What you should do
The listing below should be copied in full, word for word.

### Given material

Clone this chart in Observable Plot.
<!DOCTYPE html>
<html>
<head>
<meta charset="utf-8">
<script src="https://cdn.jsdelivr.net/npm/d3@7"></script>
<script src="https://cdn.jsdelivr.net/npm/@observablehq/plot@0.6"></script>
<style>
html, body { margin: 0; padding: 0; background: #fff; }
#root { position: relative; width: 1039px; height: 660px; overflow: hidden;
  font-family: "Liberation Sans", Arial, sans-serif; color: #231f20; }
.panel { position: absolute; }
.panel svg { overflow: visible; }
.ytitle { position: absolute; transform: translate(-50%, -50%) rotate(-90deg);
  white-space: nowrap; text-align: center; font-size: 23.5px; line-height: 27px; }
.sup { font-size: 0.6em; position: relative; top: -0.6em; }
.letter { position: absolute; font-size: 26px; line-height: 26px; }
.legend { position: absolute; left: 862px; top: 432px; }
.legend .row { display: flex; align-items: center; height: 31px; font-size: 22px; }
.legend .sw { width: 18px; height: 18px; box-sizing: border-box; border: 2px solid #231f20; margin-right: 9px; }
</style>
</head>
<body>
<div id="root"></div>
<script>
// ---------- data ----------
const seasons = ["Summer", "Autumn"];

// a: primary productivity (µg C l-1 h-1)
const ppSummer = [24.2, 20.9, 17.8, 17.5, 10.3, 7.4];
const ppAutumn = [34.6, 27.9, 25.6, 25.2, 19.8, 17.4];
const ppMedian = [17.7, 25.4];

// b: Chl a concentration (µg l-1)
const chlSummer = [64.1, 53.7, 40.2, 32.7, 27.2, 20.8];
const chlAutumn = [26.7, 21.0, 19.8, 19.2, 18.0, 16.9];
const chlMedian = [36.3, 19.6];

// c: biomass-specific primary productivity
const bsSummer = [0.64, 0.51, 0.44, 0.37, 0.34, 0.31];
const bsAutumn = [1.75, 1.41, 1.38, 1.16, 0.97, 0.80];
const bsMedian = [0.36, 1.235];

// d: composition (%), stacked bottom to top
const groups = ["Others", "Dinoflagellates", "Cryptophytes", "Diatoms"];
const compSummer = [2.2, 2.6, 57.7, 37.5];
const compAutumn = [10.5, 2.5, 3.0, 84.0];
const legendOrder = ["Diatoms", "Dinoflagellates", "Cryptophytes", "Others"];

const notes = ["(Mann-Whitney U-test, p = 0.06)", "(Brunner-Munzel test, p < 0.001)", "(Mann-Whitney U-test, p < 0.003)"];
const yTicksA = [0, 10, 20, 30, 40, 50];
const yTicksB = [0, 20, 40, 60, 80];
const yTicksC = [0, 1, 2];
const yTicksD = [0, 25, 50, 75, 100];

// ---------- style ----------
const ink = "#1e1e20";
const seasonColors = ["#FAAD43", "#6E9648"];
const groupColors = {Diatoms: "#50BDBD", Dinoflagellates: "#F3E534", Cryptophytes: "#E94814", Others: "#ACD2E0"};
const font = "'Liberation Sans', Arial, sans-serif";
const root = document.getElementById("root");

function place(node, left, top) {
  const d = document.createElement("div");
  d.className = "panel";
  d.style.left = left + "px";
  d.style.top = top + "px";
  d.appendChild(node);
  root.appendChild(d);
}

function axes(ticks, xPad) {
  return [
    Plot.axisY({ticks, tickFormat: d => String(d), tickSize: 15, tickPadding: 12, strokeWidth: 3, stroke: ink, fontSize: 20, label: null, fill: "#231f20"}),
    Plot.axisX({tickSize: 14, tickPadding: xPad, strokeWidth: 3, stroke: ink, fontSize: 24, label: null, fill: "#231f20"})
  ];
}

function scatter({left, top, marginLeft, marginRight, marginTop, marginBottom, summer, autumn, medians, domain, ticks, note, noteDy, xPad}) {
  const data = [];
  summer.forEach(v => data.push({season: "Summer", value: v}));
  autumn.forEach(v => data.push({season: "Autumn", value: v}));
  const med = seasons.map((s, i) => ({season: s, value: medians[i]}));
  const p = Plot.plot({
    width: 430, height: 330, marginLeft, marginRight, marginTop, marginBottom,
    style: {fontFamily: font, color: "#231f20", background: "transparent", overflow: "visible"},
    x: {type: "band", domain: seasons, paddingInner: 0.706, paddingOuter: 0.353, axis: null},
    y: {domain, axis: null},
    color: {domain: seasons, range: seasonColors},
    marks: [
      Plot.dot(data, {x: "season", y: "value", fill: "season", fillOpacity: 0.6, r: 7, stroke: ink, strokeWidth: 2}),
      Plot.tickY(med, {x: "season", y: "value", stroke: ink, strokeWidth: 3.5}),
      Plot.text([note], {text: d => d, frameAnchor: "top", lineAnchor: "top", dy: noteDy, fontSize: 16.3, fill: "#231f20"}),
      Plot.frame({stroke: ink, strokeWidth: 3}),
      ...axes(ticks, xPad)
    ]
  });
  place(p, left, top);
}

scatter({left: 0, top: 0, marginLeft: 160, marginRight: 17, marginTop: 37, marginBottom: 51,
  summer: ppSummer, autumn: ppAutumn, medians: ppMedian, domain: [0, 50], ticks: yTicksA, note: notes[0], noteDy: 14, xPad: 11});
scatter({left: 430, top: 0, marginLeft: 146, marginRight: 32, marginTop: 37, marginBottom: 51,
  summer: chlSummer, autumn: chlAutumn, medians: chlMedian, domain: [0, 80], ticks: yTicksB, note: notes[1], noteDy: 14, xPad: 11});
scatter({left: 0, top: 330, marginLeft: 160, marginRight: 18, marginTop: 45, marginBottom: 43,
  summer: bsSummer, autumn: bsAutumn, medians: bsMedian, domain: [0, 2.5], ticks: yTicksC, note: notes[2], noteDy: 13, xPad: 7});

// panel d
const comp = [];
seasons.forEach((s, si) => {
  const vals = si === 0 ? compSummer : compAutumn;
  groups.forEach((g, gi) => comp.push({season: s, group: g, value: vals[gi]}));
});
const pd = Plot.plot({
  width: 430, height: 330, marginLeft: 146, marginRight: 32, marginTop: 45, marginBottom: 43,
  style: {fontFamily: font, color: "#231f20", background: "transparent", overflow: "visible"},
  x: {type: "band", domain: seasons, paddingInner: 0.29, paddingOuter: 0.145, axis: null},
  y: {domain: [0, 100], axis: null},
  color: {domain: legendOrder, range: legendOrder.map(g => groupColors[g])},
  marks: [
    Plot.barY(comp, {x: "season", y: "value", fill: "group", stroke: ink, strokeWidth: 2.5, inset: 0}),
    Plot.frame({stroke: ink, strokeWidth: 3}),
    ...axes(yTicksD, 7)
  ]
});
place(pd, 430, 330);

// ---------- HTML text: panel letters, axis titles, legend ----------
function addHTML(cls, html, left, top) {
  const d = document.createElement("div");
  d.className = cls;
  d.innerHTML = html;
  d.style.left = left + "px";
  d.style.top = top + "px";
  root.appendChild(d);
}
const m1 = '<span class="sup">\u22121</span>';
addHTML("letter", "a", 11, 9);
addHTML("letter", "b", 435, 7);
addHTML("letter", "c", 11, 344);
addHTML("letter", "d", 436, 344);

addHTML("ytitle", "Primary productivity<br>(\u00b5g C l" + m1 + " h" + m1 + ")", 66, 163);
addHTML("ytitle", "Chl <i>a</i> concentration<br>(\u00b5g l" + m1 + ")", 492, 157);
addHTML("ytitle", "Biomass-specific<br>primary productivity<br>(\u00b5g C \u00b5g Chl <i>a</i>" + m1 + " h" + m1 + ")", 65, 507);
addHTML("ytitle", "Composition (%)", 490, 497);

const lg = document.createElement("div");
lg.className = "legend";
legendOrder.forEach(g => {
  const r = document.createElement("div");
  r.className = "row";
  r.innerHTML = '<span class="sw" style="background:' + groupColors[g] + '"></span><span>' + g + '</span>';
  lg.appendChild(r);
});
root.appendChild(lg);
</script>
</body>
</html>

######

Completed task
Clone this chart in Observable Plot.
<!DOCTYPE html>
<html>
<head>
<meta charset="utf-8">
<script src="https://cdn.jsdelivr.net/npm/d3@7"></script>
<script src="https://cdn.jsdelivr.net/npm/@observablehq/plot@0.6"></script>
<style>
html, body { margin: 0; padding: 0; background: #fff; }
#root { position: relative; width: 1039px; height: 660px; overflow: hidden;
  font-family: "Liberation Sans", Arial, sans-serif; color: #231f20; }
.panel { position: absolute; }
.panel svg { overflow: visible; }
.ytitle { position: absolute; transform: translate(-50%, -50%) rotate(-90deg);
  white-space: nowrap; text-align: center; font-size: 23.5px; line-height: 27px; }
.sup { font-size: 0.6em; position: relative; top: -0.6em; }
.letter { position: absolute; font-size: 26px; line-height: 26px; }
.legend { position: absolute; left: 862px; top: 432px; }
.legend .row { display: flex; align-items: center; height: 31px; font-size: 22px; }
.legend .sw { width: 18px; height: 18px; box-sizing: border-box; border: 2px solid #231f20; margin-right: 9px; }
</style>
</head>
<body>
<div id="root"></div>
<script>
// ---------- data ----------
const seasons = ["Summer", "Autumn"];

// a: primary productivity (µg C l-1 h-1)
const ppSummer = [24.2, 20.9, 17.8, 17.5, 10.3, 7.4];
const ppAutumn = [34.6, 27.9, 25.6, 25.2, 19.8, 17.4];
const ppMedian = [17.7, 25.4];

// b: Chl a concentration (µg l-1)
const chlSummer = [64.1, 53.7, 40.2, 32.7, 27.2, 20.8];
const chlAutumn = [26.7, 21.0, 19.8, 19.2, 18.0, 16.9];
const chlMedian = [36.3, 19.6];

// c: biomass-specific primary productivity
const bsSummer = [0.64, 0.51, 0.44, 0.37, 0.34, 0.31];
const bsAutumn = [1.75, 1.41, 1.38, 1.16, 0.97, 0.80];
const bsMedian = [0.36, 1.235];

// d: composition (%), stacked bottom to top
const groups = ["Others", "Dinoflagellates", "Cryptophytes", "Diatoms"];
const compSummer = [2.2, 2.6, 57.7, 37.5];
const compAutumn = [10.5, 2.5, 3.0, 84.0];
const legendOrder = ["Diatoms", "Dinoflagellates", "Cryptophytes", "Others"];

const notes = ["(Mann-Whitney U-test, p = 0.06)", "(Brunner-Munzel test, p < 0.001)", "(Mann-Whitney U-test, p < 0.003)"];
const yTicksA = [0, 10, 20, 30, 40, 50];
const yTicksB = [0, 20, 40, 60, 80];
const yTicksC = [0, 1, 2];
const yTicksD = [0, 25, 50, 75, 100];

// ---------- style ----------
const ink = "#1e1e20";
const seasonColors = ["#FAAD43", "#6E9648"];
const groupColors = {Diatoms: "#50BDBD", Dinoflagellates: "#F3E534", Cryptophytes: "#E94814", Others: "#ACD2E0"};
const font = "'Liberation Sans', Arial, sans-serif";
const root = document.getElementById("root");

function place(node, left, top) {
  const d = document.createElement("div");
  d.className = "panel";
  d.style.left = left + "px";
  d.style.top = top + "px";
  d.appendChild(node);
  root.appendChild(d);
}

function axes(ticks, xPad) {
  return [
    Plot.axisY({ticks, tickFormat: d => String(d), tickSize: 15, tickPadding: 12, strokeWidth: 3, stroke: ink, fontSize: 20, label: null, fill: "#231f20"}),
    Plot.axisX({tickSize: 14, tickPadding: xPad, strokeWidth: 3, stroke: ink, fontSize: 24, label: null, fill: "#231f20"})
  ];
}

function scatter({left, top, marginLeft, marginRight, marginTop, marginBottom, summer, autumn, medians, domain, ticks, note, noteDy, xPad}) {
  const data = [];
  summer.forEach(v => data.push({season: "Summer", value: v}));
  autumn.forEach(v => data.push({season: "Autumn", value: v}));
  const med = seasons.map((s, i) => ({season: s, value: medians[i]}));
  const p = Plot.plot({
    width: 430, height: 330, marginLeft, marginRight, marginTop, marginBottom,
    style: {fontFamily: font, color: "#231f20", background: "transparent", overflow: "visible"},
    x: {type: "band", domain: seasons, paddingInner: 0.706, paddingOuter: 0.353, axis: null},
    y: {domain, axis: null},
    color: {domain: seasons, range: seasonColors},
    marks: [
      Plot.dot(data, {x: "season", y: "value", fill: "season", fillOpacity: 0.6, r: 7, stroke: ink, strokeWidth: 2}),
      Plot.tickY(med, {x: "season", y: "value", stroke: ink, strokeWidth: 3.5}),
      Plot.text([note], {text: d => d, frameAnchor: "top", lineAnchor: "top", dy: noteDy, fontSize: 16.3, fill: "#231f20"}),
      Plot.frame({stroke: ink, strokeWidth: 3}),
      ...axes(ticks, xPad)
    ]
  });
  place(p, left, top);
}

scatter({left: 0, top: 0, marginLeft: 160, marginRight: 17, marginTop: 37, marginBottom: 51,
  summer: ppSummer, autumn: ppAutumn, medians: ppMedian, domain: [0, 50], ticks: yTicksA, note: notes[0], noteDy: 14, xPad: 11});
scatter({left: 430, top: 0, marginLeft: 146, marginRight: 32, marginTop: 37, marginBottom: 51,
  summer: chlSummer, autumn: chlAutumn, medians: chlMedian, domain: [0, 80], ticks: yTicksB, note: notes[1], noteDy: 14, xPad: 11});
scatter({left: 0, top: 330, marginLeft: 160, marginRight: 18, marginTop: 45, marginBottom: 43,
  summer: bsSummer, autumn: bsAutumn, medians: bsMedian, domain: [0, 2.5], ticks: yTicksC, note: notes[2], noteDy: 13, xPad: 7});

// panel d
const comp = [];
seasons.forEach((s, si) => {
  const vals = si === 0 ? compSummer : compAutumn;
  groups.forEach((g, gi) => comp.push({season: s, group: g, value: vals[gi]}));
});
const pd = Plot.plot({
  width: 430, height: 330, marginLeft: 146, marginRight: 32, marginTop: 45, marginBottom: 43,
  style: {fontFamily: font, color: "#231f20", background: "transparent", overflow: "visible"},
  x: {type: "band", domain: seasons, paddingInner: 0.29, paddingOuter: 0.145, axis: null},
  y: {domain: [0, 100], axis: null},
  color: {domain: legendOrder, range: legendOrder.map(g => groupColors[g])},
  marks: [
    Plot.barY(comp, {x: "season", y: "value", fill: "group", stroke: ink, strokeWidth: 2.5, inset: 0}),
    Plot.frame({stroke: ink, strokeWidth: 3}),
    ...axes(yTicksD, 7)
  ]
});
place(pd, 430, 330);

// ---------- HTML text: panel letters, axis titles, legend ----------
function addHTML(cls, html, left, top) {
  const d = document.createElement("div");
  d.className = cls;
  d.innerHTML = html;
  d.style.left = left + "px";
  d.style.top = top + "px";
  root.appendChild(d);
}
const m1 = '<span class="sup">\u22121</span>';
addHTML("letter", "a", 11, 9);
addHTML("letter", "b", 435, 7);
addHTML("letter", "c", 11, 344);
addHTML("letter", "d", 436, 344);

addHTML("ytitle", "Primary productivity<br>(\u00b5g C l" + m1 + " h" + m1 + ")", 66, 163);
addHTML("ytitle", "Chl <i>a</i> concentration<br>(\u00b5g l" + m1 + ")", 492, 157);
addHTML("ytitle", "Biomass-specific<br>primary productivity<br>(\u00b5g C \u00b5g Chl <i>a</i>" + m1 + " h" + m1 + ")", 65, 507);
addHTML("ytitle", "Composition (%)", 490, 497);

const lg = document.createElement("div");
lg.className = "legend";
legendOrder.forEach(g => {
  const r = document.createElement("div");
  r.className = "row";
  r.innerHTML = '<span class="sw" style="background:' + groupColors[g] + '"></span><span>' + g + '</span>';
  lg.appendChild(r);
});
root.appendChild(lg);
</script>
</body>
</html>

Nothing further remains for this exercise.